__THE TASK__. Extract the lines of the material below, beginning with the first and ending with the line that holds "Chart.register(...registerables);". Skip every picture.

★ ★ ★ ★ ★ ★ ★

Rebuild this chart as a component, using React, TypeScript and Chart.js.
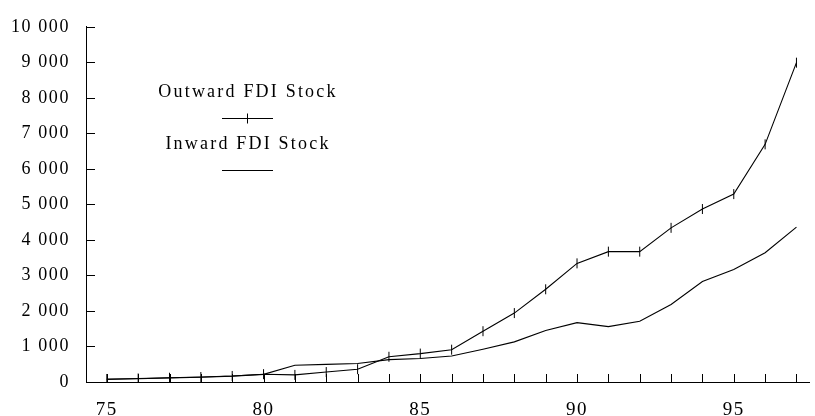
import React, { useEffect, useRef } from 'react';
import { Chart, registerables } from 'chart.js';

Chart.register(...registerables);

// Year (19xx) and FDI stock values
const years = [75, 76, 77, 78, 79, 80, 81, 82, 83, 84, 85, 86, 87, 88, 89, 90, 91, 92, 93, 94, 95, 96, 97];
const outwardStock = [85, 100, 120, 140, 170, 220, 200, 280, 360, 710, 800, 910, 1430, 1940, 2610, 3340, 3670, 3670, 4340, 4870, 5290, 6690, 8990];
const inwardStock = [70, 90, 115, 135, 165, 215, 470, 495, 520, 630, 660, 730, 920, 1130, 1450, 1670, 1560, 1710, 2180, 2830, 3170, 3640, 4360];
const seriesNames = ['Outward FDI Stock', 'Inward FDI Stock'];
const xLabelYears = [75, 80, 85, 90, 95];
const yTickValues = [0, 1000, 2000, 3000, 4000, 5000, 6000, 7000, 8000, 9000, 10000];

const FONT = "'Liberation Serif', 'DejaVu Serif', serif";
const INK = '#000';

const withSpaces = (v: number) => String(v).replace(/\B(?=(\d{3})+(?!\d))/g, ' ');

// Wide tracking for all canvas text
const trackingPlugin = {
  id: 'tracking',
  beforeDraw(chart: any) {
    chart.ctx.letterSpacing = '1.6px';
  },
};

// Tick marks pointing into the plot area
const innerTicksPlugin = {
  id: 'innerTicks',
  afterDatasetsDraw(chart: any) {
    const { ctx, chartArea, scales } = chart;
    const x = scales.x;
    const y = scales.y;
    ctx.save();
    ctx.strokeStyle = INK;
    ctx.lineWidth = 1;
    ctx.beginPath();
    for (const t of x.ticks) {
      const px = Math.round(x.getPixelForValue(t.value)) + 0.5;
      ctx.moveTo(px, chartArea.bottom);
      ctx.lineTo(px, chartArea.bottom - 8);
    }
    for (const t of y.ticks) {
      const py = Math.round(y.getPixelForValue(t.value)) + 0.5;
      ctx.moveTo(chartArea.left, py);
      ctx.lineTo(chartArea.left + 9, py);
    }
    ctx.stroke();
    ctx.restore();
  },
};

// Stacked legend: name above its line sample
const legendPlugin = {
  id: 'stackLegend',
  afterDraw(chart: any) {
    const { ctx } = chart;
    const cx = 247;
    const rows = [
      { label: seriesNames[0], textY: 92, lineY: 118, marker: true },
      { label: seriesNames[1], textY: 144, lineY: 170, marker: false },
    ];
    ctx.save();
    ctx.letterSpacing = '2.2px';
    ctx.font = `18px ${FONT}`;
    ctx.fillStyle = INK;
    ctx.textAlign = 'center';
    ctx.textBaseline = 'middle';
    ctx.strokeStyle = INK;
    ctx.lineWidth = 1;
    for (const r of rows) {
      ctx.fillText(r.label, cx + 1, r.textY);
      ctx.beginPath();
      ctx.moveTo(cx - 25, r.lineY + 0.5);
      ctx.lineTo(cx + 26, r.lineY + 0.5);
      if (r.marker) {
        ctx.moveTo(cx + 0.5, r.lineY - 4.5);
        ctx.lineTo(cx + 0.5, r.lineY + 5.5);
      }
      ctx.stroke();
    }
    ctx.restore();
  },
};

export default function App() {
  const canvasRef = useRef<HTMLCanvasElement | null>(null);

  useEffect(() => {
    const canvas = canvasRef.current;
    if (!canvas) return;

    const chart = new Chart(canvas, {
      type: 'line',
      data: {
        datasets: [
          {
            label: seriesNames[0],
            data: years.map((yr, i) => ({ x: yr, y: outwardStock[i] })),
            borderColor: INK,
            borderWidth: 1.1,
            pointStyle: 'line',
            rotation: 90,
            pointRadius: 5,
            pointBorderWidth: 1,
            pointBorderColor: INK,
            pointBackgroundColor: INK,
            tension: 0,
            fill: false,
          },
          {
            label: seriesNames[1],
            data: years.map((yr, i) => ({ x: yr, y: inwardStock[i] })),
            borderColor: INK,
            borderWidth: 1.1,
            pointRadius: 0,
            tension: 0,
            fill: false,
          },
        ],
      },
      options: {
        responsive: false,
        animation: false,
        layout: { padding: { top: 24, left: 0, right: 0, bottom: 0 } },
        plugins: {
          legend: { display: false },
          tooltip: { enabled: false },
        },
        scales: {
          x: {
            type: 'linear',
            min: 74.336,
            max: 97.4,
            afterBuildTicks: (scale: any) => {
              scale.ticks = years.map((v) => ({ value: v }));
            },
            afterFit: (scale: any) => {
              scale.height = 34;
            },
            grid: { display: true, drawOnChartArea: false, drawTicks: false },
            border: { display: true, color: INK, width: 1 },
            ticks: {
              autoSkip: false,
              maxRotation: 0,
              padding: 17,
              color: INK,
              font: { family: FONT, size: 19 },
              callback: (v: any) => (xLabelYears.includes(Number(v)) ? String(v) : ''),
            },
          },
          y: {
            type: 'linear',
            min: 0,
            max: 10000,
            afterBuildTicks: (scale: any) => {
              scale.ticks = yTickValues.map((v) => ({ value: v }));
            },
            afterFit: (scale: any) => {
              scale.width = 86;
            },
            grid: { display: true, drawOnChartArea: false, drawTicks: false },
            border: { display: true, color: INK, width: 1 },
            ticks: {
              padding: 16,
              color: INK,
              font: { family: FONT, size: 18 },
              callback: (v: any) => withSpaces(Number(v)),
            },
          },
        },
      },
      plugins: [trackingPlugin, innerTicksPlugin, legendPlugin],
    } as any);

    return () => chart.destroy();
  }, []);

  return (
    <div style={{ position: 'fixed', left: 0, top: 0, width: 815, height: 416, background: '#fff' }}>
      <canvas ref={canvasRef} width={815} height={416} style={{ display: 'block' }} />
    </div>
  );
}
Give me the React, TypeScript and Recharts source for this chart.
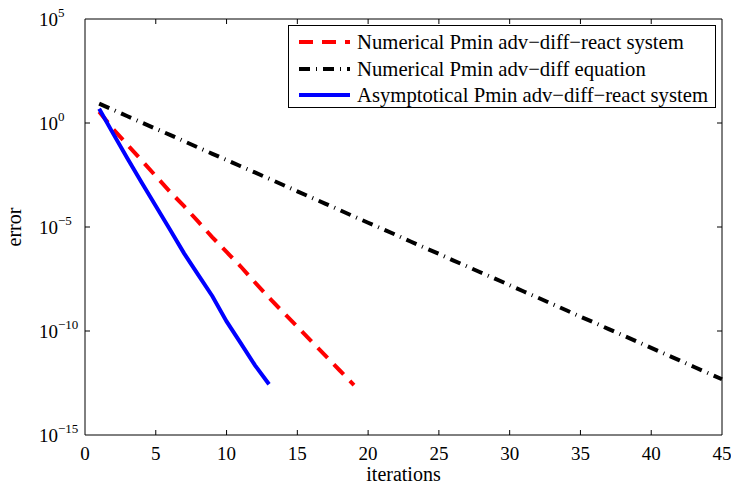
import React from 'react';
import { Legend, Line, LineChart, ReferenceLine, XAxis, YAxis } from 'recharts';

// iteration index for every row of the table
const iterations = [
  1, 2, 3, 4, 5, 6, 7, 8, 9, 10, 11, 12, 13, 14, 15, 16, 17, 18, 19, 20, 21, 22, 23,
  24, 25, 26, 27, 28, 29, 30, 31, 32, 33, 34, 35, 36, 37, 38, 39, 40, 41, 42, 43, 44, 45
];

// error values
const numericalReact = [
  3.5, 5.0e-1, 8.9e-2, 1.6e-2, 2.8e-3, 5.0e-4, 1.0e-4, 1.8e-5, 3.2e-6, 6.3e-7,
  1.26e-7, 2.2e-8, 4.0e-9, 7.9e-10, 1.6e-10, 3.2e-11, 6.3e-12, 1.26e-12, 2.5e-13
];

const numericalAdvDiff = [
  8.5, 4.3, 2.1, 1.06, 5.3e-1, 2.7e-1, 1.33e-1, 6.6e-2, 3.3e-2, 1.66e-2,
  8.3e-3, 4.2e-3, 2.1e-3, 1.04e-3, 5.2e-4, 2.6e-4, 1.3e-4, 6.5e-5, 3.2e-5, 1.6e-5,
  8.1e-6, 4.1e-6, 2.0e-6, 1.01e-6, 5.1e-7, 2.5e-7, 1.27e-7, 6.3e-8, 3.2e-8, 1.6e-8,
  7.9e-9, 4.0e-9, 2.0e-9, 9.9e-10, 4.9e-10, 2.5e-10, 1.23e-10, 6.2e-11, 3.1e-11, 1.54e-11,
  7.7e-12, 3.9e-12, 1.9e-12, 9.6e-13, 4.8e-13
];

const asymptoticalReact = [
  4.8, 3.0e-1, 1.95e-2, 1.38e-3, 1.02e-4, 7.6e-6, 5.4e-7, 5.0e-8, 4.7e-9, 2.9e-10,
  2.6e-11, 2.3e-12, 2.75e-13
];

const xTicks = [0, 5, 10, 15, 20, 25, 30, 35, 40, 45];
const yTicks = [1e-15, 1e-10, 1e-5, 1, 1e5];

const seriesNames = [
  'Numerical Pmin adv\u2212diff\u2212react system',
  'Numerical Pmin adv\u2212diff equation',
  'Asymptotical Pmin adv\u2212diff\u2212react system'
];

const data = iterations.map((it, i) => ({
  x: it,
  red: numericalReact[i] ?? null,
  black: numericalAdvDiff[i] ?? null,
  blue: asymptoticalReact[i] ?? null
}));

const W = 731;
const H = 487;
const LEFT = 85;
const RIGHT = 722;
const TOP = 19;
const BOTTOM = 435;
const FONT = '"Liberation Serif", "Times New Roman", serif';

const series = [
  { key: 'red', color: '#ff0000', dash: '14 9', name: seriesNames[0] },
  { key: 'black', color: '#000000', dash: '11 6 1 6', name: seriesNames[1] },
  { key: 'blue', color: '#0000ff', dash: undefined, name: seriesNames[2] }
];

function XTick(props: any) {
  const { x, payload } = props;
  const edge = payload.value === 0 || payload.value === 45;
  return (
    <g>
      {!edge && <line x1={x} y1={BOTTOM} x2={x} y2={BOTTOM - 5} stroke="#000" />}
      {!edge && <line x1={x} y1={TOP} x2={x} y2={TOP + 5} stroke="#000" />}
      <text x={x} y={BOTTOM + 25} textAnchor="middle" fontFamily={FONT} fontSize={19} fill="#000">
        {payload.value}
      </text>
    </g>
  );
}

function YTick(props: any) {
  const { y, payload } = props;
  const exp = Math.round(Math.log10(payload.value));
  const edge = exp === 5 || exp === -15;
  const sup = exp < 0 ? '\u2212' + Math.abs(exp) : String(exp);
  return (
    <g>
      {!edge && <line x1={LEFT} y1={y} x2={LEFT + 5} y2={y} stroke="#000" />}
      {!edge && <line x1={RIGHT - 5} y1={y} x2={RIGHT} y2={y} stroke="#000" />}
      <text x={39} y={y + 7} fontFamily={FONT} fontSize={19} fill="#000">
        10
        <tspan dy={-9} fontSize={13}>{sup}</tspan>
      </text>
    </g>
  );
}

function LegendBox() {
  const w = 428;
  const h = 83;
  const rows = [17, 44, 70];
  return (
    <svg width={w} height={h} style={{ display: 'block' }}>
      <rect x={0.5} y={0.5} width={w - 1} height={h - 1} fill="#fff" stroke="#000" />
      {series.map((s, i) => (
        <g key={s.key}>
          <line
            x1={11}
            y1={rows[i]}
            x2={62}
            y2={rows[i]}
            stroke={s.color}
            strokeWidth={4}
            strokeDasharray={s.dash}
          />
          <text x={69} y={rows[i] + 7} fontFamily={FONT} fontSize={20.7} fill="#000">
            {s.name}
          </text>
        </g>
      ))}
    </svg>
  );
}

export default function App() {
  return (
    <div style={{ position: 'absolute', left: 0, top: 0, width: W, height: H, background: '#fff' }}>
      <LineChart width={W} height={H} data={data} margin={{ top: TOP, right: W - RIGHT, bottom: 0, left: 0 }}>
        <XAxis
          type="number"
          dataKey="x"
          domain={[0, 45]}
          ticks={xTicks}
          interval={0}
          height={H - BOTTOM}
          tickLine={false}
          axisLine={{ stroke: '#000' }}
          tick={XTick}
          label={() => (
            <text x={(LEFT + RIGHT) / 2} y={481} textAnchor="middle" fontFamily={FONT} fontSize={20} fill="#000">
              iterations
            </text>
          )}
        />
        <YAxis
          type="number"
          scale="log"
          domain={[1e-15, 1e5]}
          allowDataOverflow
          ticks={yTicks}
          interval={0}
          width={LEFT}
          tickLine={false}
          axisLine={{ stroke: '#000' }}
          tick={YTick}
          label={() => (
            <text
              x={21}
              y={(TOP + BOTTOM) / 2}
              transform={`rotate(-90 21 ${(TOP + BOTTOM) / 2})`}
              textAnchor="middle"
              fontFamily={FONT}
              fontSize={20}
              fill="#000"
            >
              error
            </text>
          )}
        />
        <ReferenceLine y={1e5} stroke="#000" />
        <ReferenceLine x={45} stroke="#000" />
        {series.map((s) => (
          <Line
            key={s.key}
            type="linear"
            dataKey={s.key}
            name={s.name}
            stroke={s.color}
            strokeWidth={4}
            strokeDasharray={s.dash}
            dot={false}
            activeDot={false}
            isAnimationActive={false}
          />
        ))}
        <Legend
          layout="vertical"
          align="center"
          verticalAlign="middle"
          wrapperStyle={{ left: 288, top: 25, width: 428, height: 83 }}
          content={() => <LegendBox />}
        />
      </LineChart>
    </div>
  );
}
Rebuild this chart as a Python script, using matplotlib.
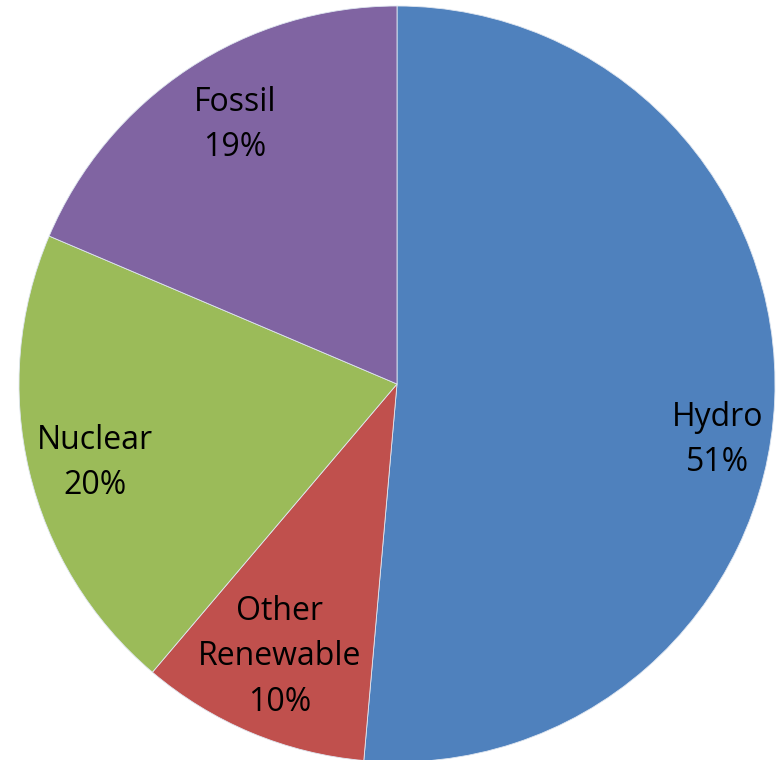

★ ★ ★ ★ ★ ★ ★

__ANSWER TO THIS PROBLEM__.
Rebuild this chart as a component, using React, TypeScript and Chart.js.
import React, { useEffect, useRef } from 'react';
import { Chart, registerables } from 'chart.js';

Chart.register(...registerables);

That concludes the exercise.